“It is like closing the doors after the horses have bolted,” said Amr Al-Azm, Syrian antiquities expert, when he learned that the U.S.-led coalition had bombed six anti-aircraft artillery systems and an artillery piece near Palmyra, Syria, nearly a week after the Islamic State of Iraq and Syria took both the world heritage site of Palmyra and the populated modern city Tadmur.
Experts believe that the Islamic State fighters will destroy the ancient city of Palmyra, as they have systematically razed and destroyed antiquities in the past.
Palmyra contains 2,000-year-old temples and tombs and a very famous Temple to Baal, which is particularly at risk of destruction, since the jihadis believe it is idolatrous.
The modern city, known as Tadmur, is home to 70,000 residents and tens of thousands displaced people whom “the world does not care about,” as one modern-day resident put it. “All they are interested in is the stones of ancient Palmyra.”
Islamic State supporters shared a photo of jihadis raising their black flag over a several hundred-year-old Islamic-era castle, and Syrian officials have confirmed that fighters entered a museum in Palmyra. Its priceless artifacts were removed ahead of the invasion, officials say. However, an activist told the AP militants smashed a statue that depicts residents of the ancient city.
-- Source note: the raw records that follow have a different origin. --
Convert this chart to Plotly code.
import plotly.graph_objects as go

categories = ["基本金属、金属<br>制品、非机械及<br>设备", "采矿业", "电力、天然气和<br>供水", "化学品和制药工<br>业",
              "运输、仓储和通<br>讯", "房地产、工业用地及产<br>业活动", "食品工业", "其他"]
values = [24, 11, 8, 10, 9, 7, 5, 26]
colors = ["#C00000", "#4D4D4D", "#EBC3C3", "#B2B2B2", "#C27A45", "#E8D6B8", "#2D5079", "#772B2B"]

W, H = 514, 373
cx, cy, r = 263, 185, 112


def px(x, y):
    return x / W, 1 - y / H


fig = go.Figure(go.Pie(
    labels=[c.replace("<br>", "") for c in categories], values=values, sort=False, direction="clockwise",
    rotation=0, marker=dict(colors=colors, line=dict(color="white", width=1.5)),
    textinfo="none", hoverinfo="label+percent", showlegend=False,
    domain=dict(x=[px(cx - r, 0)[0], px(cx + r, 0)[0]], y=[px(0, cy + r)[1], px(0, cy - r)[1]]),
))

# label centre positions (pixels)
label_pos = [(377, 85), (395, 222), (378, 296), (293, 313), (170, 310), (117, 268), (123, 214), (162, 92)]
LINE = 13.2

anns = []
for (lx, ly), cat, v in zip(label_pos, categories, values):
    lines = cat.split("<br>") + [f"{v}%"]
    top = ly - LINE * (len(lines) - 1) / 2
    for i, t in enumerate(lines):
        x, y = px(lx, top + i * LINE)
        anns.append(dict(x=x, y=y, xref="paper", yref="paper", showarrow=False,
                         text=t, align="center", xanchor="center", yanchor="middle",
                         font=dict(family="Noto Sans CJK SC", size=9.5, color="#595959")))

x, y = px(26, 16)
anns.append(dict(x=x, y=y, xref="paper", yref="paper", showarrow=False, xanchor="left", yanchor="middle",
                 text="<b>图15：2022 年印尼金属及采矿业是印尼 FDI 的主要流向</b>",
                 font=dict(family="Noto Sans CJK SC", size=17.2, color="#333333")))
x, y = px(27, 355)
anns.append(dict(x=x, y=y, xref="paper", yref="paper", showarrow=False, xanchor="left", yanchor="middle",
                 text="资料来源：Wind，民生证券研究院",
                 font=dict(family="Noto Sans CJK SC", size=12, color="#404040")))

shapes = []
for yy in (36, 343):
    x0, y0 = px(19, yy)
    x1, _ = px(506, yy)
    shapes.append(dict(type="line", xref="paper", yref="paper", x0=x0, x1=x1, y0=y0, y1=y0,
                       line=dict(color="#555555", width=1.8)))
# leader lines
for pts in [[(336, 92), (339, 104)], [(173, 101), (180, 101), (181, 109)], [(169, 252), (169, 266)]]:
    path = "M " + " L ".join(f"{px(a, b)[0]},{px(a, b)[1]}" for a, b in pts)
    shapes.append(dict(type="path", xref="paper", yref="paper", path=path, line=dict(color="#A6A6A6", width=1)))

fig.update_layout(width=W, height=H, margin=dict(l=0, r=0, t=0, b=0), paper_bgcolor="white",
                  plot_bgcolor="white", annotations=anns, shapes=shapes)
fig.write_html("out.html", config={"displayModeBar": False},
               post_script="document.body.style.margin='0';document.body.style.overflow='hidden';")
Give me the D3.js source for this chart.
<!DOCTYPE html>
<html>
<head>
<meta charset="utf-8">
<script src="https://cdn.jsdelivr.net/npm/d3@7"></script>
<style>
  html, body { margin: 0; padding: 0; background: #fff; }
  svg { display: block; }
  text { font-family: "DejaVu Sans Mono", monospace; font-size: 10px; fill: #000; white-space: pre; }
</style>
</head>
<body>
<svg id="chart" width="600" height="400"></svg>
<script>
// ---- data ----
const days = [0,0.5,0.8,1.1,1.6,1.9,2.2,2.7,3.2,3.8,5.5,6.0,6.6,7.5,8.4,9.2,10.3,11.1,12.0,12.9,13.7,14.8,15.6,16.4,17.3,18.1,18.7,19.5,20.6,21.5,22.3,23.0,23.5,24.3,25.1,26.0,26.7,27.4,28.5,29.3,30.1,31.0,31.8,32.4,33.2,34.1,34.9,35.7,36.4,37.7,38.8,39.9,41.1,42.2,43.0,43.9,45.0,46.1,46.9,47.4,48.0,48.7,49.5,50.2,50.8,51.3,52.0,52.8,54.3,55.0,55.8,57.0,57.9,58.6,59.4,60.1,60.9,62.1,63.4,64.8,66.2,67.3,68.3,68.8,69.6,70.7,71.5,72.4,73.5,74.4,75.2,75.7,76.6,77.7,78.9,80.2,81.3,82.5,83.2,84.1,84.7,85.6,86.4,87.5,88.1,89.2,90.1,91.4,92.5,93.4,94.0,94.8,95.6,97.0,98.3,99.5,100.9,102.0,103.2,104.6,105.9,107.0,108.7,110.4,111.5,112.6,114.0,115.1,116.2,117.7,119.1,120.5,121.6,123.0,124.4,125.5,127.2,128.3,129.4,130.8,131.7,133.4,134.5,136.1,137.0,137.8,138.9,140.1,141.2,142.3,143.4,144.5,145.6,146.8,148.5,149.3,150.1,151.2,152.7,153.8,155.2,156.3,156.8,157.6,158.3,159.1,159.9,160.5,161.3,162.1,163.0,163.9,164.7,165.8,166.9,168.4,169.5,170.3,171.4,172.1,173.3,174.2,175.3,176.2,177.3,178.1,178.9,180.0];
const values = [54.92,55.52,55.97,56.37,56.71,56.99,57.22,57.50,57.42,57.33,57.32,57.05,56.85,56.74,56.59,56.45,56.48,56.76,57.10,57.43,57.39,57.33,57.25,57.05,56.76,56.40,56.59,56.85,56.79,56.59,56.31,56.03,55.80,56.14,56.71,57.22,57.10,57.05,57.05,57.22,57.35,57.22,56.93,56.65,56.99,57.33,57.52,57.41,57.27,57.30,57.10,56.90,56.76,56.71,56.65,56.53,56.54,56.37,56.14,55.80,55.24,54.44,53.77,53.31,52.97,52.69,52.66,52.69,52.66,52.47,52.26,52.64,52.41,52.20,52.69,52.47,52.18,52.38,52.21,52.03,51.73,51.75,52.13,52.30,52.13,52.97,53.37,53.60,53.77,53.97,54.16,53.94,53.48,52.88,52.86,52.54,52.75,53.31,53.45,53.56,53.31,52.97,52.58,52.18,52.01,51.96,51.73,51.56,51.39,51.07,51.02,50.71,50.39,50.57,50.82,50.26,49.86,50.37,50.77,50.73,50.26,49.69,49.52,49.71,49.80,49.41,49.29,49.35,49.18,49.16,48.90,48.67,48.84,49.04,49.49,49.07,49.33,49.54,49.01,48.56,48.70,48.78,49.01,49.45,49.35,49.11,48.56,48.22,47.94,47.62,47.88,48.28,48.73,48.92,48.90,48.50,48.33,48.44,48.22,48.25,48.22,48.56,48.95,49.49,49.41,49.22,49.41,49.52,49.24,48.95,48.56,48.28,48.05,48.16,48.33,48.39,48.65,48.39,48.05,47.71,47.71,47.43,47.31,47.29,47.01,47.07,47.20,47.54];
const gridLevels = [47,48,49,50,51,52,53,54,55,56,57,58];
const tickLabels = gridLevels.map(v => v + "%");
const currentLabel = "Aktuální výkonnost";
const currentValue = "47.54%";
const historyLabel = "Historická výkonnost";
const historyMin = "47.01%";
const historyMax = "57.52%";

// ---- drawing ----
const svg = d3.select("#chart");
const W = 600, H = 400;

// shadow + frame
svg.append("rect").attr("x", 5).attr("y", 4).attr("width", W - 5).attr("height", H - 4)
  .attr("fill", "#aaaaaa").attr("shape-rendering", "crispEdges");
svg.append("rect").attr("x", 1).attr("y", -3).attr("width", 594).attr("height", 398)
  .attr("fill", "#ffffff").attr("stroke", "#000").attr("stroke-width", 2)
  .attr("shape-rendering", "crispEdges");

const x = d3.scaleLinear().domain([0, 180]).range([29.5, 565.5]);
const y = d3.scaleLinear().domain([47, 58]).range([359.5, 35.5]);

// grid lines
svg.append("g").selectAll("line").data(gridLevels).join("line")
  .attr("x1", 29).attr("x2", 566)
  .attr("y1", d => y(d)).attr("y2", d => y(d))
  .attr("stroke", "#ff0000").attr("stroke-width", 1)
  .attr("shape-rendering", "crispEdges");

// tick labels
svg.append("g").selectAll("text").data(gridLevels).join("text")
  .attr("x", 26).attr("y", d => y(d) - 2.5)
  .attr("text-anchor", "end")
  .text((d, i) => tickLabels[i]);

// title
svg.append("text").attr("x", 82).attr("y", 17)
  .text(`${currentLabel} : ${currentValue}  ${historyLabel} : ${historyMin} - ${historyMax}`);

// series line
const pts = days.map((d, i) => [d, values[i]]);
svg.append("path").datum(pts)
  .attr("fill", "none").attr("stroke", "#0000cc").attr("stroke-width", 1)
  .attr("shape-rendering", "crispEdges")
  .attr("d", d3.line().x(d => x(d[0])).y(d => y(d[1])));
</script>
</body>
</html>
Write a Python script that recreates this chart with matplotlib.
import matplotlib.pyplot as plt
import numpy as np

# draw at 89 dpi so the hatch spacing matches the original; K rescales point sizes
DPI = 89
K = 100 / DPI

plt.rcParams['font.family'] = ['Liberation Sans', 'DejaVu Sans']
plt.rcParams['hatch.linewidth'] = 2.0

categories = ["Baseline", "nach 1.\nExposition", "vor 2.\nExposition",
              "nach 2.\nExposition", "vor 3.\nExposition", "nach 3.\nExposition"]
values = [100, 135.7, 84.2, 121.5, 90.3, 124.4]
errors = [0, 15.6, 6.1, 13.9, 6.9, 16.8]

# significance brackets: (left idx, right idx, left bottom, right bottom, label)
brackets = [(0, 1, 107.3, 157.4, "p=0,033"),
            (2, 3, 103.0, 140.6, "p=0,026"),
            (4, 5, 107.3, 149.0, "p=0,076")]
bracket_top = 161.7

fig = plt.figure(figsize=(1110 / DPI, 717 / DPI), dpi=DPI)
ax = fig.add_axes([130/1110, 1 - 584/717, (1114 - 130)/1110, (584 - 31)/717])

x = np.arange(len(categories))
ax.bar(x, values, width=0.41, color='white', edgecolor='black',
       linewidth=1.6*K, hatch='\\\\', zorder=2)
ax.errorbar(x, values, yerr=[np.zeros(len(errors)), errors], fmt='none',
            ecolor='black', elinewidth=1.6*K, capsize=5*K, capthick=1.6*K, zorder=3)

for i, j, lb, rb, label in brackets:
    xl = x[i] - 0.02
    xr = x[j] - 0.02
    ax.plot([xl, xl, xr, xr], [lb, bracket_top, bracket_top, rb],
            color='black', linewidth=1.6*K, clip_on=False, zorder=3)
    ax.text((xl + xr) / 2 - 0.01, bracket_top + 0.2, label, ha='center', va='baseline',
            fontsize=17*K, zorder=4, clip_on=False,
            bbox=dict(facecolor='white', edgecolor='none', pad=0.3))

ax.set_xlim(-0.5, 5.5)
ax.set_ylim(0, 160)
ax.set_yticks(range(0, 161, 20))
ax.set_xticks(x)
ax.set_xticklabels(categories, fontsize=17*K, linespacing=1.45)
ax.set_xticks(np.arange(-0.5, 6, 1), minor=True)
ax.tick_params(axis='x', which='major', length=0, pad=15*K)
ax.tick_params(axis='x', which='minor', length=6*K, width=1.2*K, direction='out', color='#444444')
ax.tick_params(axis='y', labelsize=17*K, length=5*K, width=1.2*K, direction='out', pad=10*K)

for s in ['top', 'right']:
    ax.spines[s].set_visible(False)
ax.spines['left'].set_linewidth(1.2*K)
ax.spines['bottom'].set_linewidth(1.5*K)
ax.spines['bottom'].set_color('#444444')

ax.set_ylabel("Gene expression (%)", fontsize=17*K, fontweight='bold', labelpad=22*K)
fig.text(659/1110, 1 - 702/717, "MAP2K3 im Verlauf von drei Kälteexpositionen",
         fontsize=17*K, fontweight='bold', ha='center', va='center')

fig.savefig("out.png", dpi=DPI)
Al-Azm said it would be virtually impossible to move the larger pieces from the museum, so he doubts that it was fully emptied. In an interview with the AP, he said the museum “housed at least two mummies, and carvings from the nearby tombs, mostly dating to the 1st, 2nd and early 3rd century.”
He added that the “real looting” will take place at the site itself. Experts believe that the Islamic State runs a lucrative, illicit black market for the priceless antiquities.
The only way to save the site is to drive the Islamic State fighters out of the area, said Al-Azm. Latest reports say Islamic State fighters have captured missile battalions between Tadmur and Damascus.
The destruction of Palmyra will be the “poster child of an [Islamic State] cultural heritage atrocity,” Maamoun Abdulkarim, the head of the Antiquities and Museums Department in Damascus, said.